## SUPPLIED MATERIAL
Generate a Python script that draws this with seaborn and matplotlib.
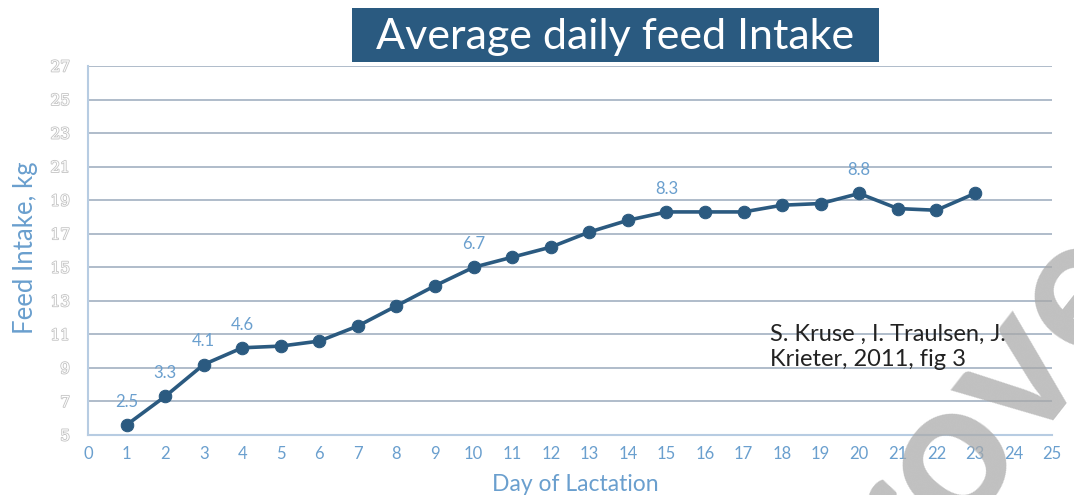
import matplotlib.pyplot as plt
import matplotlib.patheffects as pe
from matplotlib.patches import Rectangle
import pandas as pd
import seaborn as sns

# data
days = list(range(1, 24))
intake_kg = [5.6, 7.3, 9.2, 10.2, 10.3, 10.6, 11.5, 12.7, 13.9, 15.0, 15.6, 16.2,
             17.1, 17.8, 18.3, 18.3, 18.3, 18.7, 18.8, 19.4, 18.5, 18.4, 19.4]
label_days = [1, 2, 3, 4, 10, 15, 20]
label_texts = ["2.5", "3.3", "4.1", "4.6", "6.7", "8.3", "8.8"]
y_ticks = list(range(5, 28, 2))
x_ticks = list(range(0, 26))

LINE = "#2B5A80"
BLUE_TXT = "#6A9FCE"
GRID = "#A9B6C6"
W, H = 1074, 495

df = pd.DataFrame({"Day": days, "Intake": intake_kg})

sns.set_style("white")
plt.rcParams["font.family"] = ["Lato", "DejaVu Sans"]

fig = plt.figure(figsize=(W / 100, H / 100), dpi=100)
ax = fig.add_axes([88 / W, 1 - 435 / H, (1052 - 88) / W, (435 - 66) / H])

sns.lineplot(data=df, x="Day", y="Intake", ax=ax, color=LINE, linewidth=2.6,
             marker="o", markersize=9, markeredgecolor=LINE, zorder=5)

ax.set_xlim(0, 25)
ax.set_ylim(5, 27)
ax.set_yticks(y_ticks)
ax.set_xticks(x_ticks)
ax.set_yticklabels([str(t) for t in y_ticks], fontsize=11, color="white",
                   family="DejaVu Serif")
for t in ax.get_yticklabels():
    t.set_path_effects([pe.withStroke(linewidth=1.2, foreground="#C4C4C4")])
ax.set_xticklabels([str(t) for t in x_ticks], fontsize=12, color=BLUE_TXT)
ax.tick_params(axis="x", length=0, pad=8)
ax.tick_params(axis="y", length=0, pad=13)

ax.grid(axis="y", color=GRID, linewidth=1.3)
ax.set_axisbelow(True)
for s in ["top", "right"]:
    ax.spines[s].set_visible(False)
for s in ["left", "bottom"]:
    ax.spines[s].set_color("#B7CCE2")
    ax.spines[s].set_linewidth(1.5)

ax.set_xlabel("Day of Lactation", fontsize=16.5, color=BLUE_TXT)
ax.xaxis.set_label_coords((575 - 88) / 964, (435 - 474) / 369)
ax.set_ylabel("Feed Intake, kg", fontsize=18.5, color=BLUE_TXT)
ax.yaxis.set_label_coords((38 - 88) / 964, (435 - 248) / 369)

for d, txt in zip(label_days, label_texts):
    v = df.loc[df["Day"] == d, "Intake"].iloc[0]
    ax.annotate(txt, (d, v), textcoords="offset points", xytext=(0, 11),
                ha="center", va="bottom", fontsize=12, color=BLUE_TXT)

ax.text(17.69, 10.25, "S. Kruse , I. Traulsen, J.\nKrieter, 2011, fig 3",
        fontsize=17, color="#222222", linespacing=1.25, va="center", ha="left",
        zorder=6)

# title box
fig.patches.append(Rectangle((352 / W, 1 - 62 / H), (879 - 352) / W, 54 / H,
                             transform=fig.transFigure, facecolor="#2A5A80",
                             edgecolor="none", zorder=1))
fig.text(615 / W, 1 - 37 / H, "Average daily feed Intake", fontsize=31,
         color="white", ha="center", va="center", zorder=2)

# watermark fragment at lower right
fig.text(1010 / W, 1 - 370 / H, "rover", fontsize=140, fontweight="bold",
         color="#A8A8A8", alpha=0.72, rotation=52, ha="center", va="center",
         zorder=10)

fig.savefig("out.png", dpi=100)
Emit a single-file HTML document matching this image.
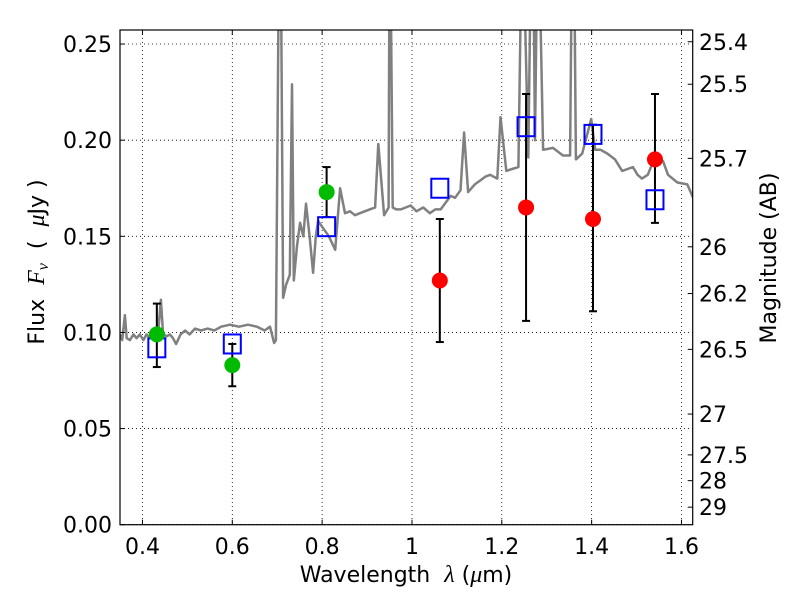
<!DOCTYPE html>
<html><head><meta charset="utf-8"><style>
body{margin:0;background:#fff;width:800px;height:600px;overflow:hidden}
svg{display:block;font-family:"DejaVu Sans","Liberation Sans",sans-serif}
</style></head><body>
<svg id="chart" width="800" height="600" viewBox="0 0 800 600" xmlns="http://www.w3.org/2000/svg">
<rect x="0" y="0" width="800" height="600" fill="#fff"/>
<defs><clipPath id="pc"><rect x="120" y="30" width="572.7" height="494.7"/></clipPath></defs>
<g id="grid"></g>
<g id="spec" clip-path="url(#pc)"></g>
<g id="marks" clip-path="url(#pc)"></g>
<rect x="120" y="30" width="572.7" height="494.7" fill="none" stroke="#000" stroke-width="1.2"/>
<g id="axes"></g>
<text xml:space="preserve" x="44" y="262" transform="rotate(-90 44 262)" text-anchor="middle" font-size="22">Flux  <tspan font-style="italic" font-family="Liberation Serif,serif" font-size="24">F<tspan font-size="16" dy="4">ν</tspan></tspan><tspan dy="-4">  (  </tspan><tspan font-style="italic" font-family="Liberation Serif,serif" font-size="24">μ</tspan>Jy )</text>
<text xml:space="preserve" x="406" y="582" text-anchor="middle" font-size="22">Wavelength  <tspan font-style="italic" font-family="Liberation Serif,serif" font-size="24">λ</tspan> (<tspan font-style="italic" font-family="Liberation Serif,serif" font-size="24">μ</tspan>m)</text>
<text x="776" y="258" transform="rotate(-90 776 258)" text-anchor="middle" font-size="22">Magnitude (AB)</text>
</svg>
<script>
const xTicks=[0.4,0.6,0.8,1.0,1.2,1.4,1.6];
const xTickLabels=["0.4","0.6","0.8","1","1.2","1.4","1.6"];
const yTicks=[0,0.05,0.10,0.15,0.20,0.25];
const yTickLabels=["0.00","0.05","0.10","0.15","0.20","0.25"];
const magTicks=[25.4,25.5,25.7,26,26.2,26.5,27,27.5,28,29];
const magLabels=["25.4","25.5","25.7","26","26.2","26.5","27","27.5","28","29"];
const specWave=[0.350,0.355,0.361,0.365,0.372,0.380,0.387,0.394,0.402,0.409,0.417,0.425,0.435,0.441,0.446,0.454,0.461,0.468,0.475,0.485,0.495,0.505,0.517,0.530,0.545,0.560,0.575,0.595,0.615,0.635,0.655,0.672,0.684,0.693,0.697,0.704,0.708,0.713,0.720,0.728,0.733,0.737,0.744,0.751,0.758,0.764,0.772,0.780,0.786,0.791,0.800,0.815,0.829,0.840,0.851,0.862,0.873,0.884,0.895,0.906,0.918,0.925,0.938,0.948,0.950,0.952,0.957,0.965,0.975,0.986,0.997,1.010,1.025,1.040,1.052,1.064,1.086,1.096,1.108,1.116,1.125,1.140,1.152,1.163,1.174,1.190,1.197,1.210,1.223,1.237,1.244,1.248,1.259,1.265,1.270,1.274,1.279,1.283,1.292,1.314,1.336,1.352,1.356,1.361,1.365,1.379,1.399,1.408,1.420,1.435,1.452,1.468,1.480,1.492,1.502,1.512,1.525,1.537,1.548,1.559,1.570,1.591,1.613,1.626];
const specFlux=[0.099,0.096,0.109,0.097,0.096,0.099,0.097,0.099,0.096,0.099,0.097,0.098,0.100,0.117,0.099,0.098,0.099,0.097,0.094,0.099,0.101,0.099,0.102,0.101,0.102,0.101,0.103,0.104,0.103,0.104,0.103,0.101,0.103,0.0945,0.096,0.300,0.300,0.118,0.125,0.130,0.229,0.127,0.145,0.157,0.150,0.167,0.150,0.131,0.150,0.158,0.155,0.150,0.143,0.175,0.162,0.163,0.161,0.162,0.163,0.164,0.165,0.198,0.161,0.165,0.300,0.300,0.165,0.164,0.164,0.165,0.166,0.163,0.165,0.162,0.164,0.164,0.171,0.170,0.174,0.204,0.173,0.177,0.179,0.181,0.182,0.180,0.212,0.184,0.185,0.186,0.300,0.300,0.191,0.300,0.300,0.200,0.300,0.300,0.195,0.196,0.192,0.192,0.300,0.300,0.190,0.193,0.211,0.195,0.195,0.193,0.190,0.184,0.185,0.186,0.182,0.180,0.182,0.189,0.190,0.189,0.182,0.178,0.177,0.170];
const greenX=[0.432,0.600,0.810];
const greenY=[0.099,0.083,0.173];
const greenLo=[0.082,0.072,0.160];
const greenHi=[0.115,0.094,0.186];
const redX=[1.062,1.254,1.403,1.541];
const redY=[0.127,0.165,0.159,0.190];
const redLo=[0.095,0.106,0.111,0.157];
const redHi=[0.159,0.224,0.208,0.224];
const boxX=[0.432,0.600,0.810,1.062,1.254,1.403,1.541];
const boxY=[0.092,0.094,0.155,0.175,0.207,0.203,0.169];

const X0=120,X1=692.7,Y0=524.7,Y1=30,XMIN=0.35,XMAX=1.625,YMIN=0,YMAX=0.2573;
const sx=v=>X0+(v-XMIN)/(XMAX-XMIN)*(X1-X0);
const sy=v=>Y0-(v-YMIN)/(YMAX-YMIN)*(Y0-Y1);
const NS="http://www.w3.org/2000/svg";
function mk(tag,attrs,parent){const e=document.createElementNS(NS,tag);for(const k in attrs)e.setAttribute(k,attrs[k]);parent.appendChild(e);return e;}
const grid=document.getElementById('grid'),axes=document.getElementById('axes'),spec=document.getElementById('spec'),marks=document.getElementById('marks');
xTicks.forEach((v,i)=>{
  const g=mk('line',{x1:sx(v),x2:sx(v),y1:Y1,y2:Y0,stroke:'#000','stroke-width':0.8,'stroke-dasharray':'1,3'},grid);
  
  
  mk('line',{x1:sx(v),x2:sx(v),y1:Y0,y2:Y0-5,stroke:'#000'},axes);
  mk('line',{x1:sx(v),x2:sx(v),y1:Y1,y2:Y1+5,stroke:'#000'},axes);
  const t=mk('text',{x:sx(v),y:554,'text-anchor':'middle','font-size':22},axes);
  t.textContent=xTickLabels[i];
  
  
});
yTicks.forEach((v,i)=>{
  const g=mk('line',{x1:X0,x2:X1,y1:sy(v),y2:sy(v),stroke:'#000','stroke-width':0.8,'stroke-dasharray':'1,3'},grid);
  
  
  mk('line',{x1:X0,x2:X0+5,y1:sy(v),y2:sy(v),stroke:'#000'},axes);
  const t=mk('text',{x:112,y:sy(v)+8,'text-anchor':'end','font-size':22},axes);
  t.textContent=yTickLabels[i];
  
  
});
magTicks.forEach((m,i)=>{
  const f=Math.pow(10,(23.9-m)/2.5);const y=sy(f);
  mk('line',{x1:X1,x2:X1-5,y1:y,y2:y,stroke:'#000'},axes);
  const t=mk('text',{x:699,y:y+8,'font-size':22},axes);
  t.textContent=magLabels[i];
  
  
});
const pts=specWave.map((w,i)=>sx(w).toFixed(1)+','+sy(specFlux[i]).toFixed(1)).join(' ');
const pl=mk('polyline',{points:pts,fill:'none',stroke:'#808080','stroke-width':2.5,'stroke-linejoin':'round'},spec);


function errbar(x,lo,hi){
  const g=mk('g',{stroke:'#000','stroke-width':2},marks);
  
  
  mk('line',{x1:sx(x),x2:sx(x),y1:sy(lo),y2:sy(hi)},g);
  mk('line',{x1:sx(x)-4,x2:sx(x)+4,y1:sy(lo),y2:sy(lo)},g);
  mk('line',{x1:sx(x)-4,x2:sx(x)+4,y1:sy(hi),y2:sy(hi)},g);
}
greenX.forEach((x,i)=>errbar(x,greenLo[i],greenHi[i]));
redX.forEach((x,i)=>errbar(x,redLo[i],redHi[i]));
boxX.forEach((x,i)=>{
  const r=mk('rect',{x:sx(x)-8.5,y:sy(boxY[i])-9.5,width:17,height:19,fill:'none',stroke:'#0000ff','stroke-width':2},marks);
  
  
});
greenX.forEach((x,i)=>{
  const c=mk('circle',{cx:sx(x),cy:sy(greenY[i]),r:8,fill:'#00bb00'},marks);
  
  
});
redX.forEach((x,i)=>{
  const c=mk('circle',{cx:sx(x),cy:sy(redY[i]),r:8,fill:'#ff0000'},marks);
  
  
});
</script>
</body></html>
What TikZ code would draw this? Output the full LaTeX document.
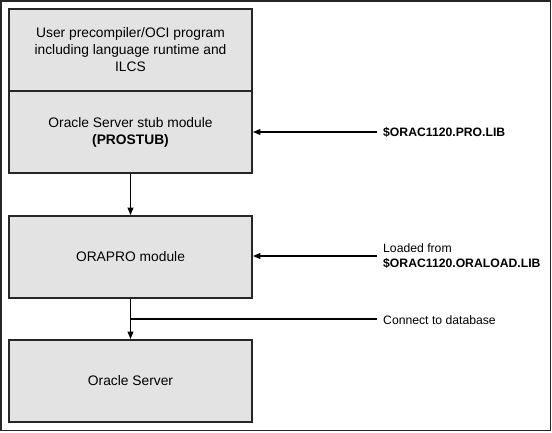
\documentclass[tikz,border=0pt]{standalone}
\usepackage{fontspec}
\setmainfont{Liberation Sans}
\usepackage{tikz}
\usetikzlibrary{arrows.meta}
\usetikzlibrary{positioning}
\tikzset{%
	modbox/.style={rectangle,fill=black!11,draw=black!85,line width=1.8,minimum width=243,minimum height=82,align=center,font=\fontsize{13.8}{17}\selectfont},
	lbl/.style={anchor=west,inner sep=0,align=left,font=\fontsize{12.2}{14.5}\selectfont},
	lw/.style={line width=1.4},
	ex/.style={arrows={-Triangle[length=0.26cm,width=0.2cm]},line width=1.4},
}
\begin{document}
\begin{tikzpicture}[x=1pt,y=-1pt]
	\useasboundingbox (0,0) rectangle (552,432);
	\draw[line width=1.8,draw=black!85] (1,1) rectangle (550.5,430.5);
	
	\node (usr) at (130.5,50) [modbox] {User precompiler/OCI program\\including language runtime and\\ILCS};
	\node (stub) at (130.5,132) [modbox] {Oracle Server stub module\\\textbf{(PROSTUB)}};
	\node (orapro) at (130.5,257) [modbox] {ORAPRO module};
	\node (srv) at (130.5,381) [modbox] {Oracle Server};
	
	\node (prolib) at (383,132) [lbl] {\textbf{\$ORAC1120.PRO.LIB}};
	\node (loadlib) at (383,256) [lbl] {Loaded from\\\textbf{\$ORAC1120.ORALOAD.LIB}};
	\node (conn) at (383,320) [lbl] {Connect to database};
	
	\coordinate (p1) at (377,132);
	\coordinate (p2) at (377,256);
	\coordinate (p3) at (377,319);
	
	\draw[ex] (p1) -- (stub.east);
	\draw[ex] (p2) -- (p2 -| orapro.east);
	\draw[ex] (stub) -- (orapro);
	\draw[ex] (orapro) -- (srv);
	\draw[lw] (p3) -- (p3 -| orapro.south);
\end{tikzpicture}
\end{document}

## BRIEF
Please reproduce, word for word, every line from the first line of the records above through the line containing "ax.spines[s].set_linewidth(1.5)", and leave out the pictures.

## EXPECTED ANSWER
Generate a Python script that draws this with seaborn and matplotlib.
import matplotlib.pyplot as plt
import matplotlib.patheffects as pe
from matplotlib.patches import Rectangle
import pandas as pd
import seaborn as sns

# data
days = list(range(1, 24))
intake_kg = [5.6, 7.3, 9.2, 10.2, 10.3, 10.6, 11.5, 12.7, 13.9, 15.0, 15.6, 16.2,
             17.1, 17.8, 18.3, 18.3, 18.3, 18.7, 18.8, 19.4, 18.5, 18.4, 19.4]
label_days = [1, 2, 3, 4, 10, 15, 20]
label_texts = ["2.5", "3.3", "4.1", "4.6", "6.7", "8.3", "8.8"]
y_ticks = list(range(5, 28, 2))
x_ticks = list(range(0, 26))

LINE = "#2B5A80"
BLUE_TXT = "#6A9FCE"
GRID = "#A9B6C6"
W, H = 1074, 495

df = pd.DataFrame({"Day": days, "Intake": intake_kg})

sns.set_style("white")
plt.rcParams["font.family"] = ["Lato", "DejaVu Sans"]

fig = plt.figure(figsize=(W / 100, H / 100), dpi=100)
ax = fig.add_axes([88 / W, 1 - 435 / H, (1052 - 88) / W, (435 - 66) / H])

sns.lineplot(data=df, x="Day", y="Intake", ax=ax, color=LINE, linewidth=2.6,
             marker="o", markersize=9, markeredgecolor=LINE, zorder=5)

ax.set_xlim(0, 25)
ax.set_ylim(5, 27)
ax.set_yticks(y_ticks)
ax.set_xticks(x_ticks)
ax.set_yticklabels([str(t) for t in y_ticks], fontsize=11, color="white",
                   family="DejaVu Serif")
for t in ax.get_yticklabels():
    t.set_path_effects([pe.withStroke(linewidth=1.2, foreground="#C4C4C4")])
ax.set_xticklabels([str(t) for t in x_ticks], fontsize=12, color=BLUE_TXT)
ax.tick_params(axis="x", length=0, pad=8)
ax.tick_params(axis="y", length=0, pad=13)

ax.grid(axis="y", color=GRID, linewidth=1.3)
ax.set_axisbelow(True)
for s in ["top", "right"]:
    ax.spines[s].set_visible(False)
for s in ["left", "bottom"]:
    ax.spines[s].set_color("#B7CCE2")
    ax.spines[s].set_linewidth(1.5)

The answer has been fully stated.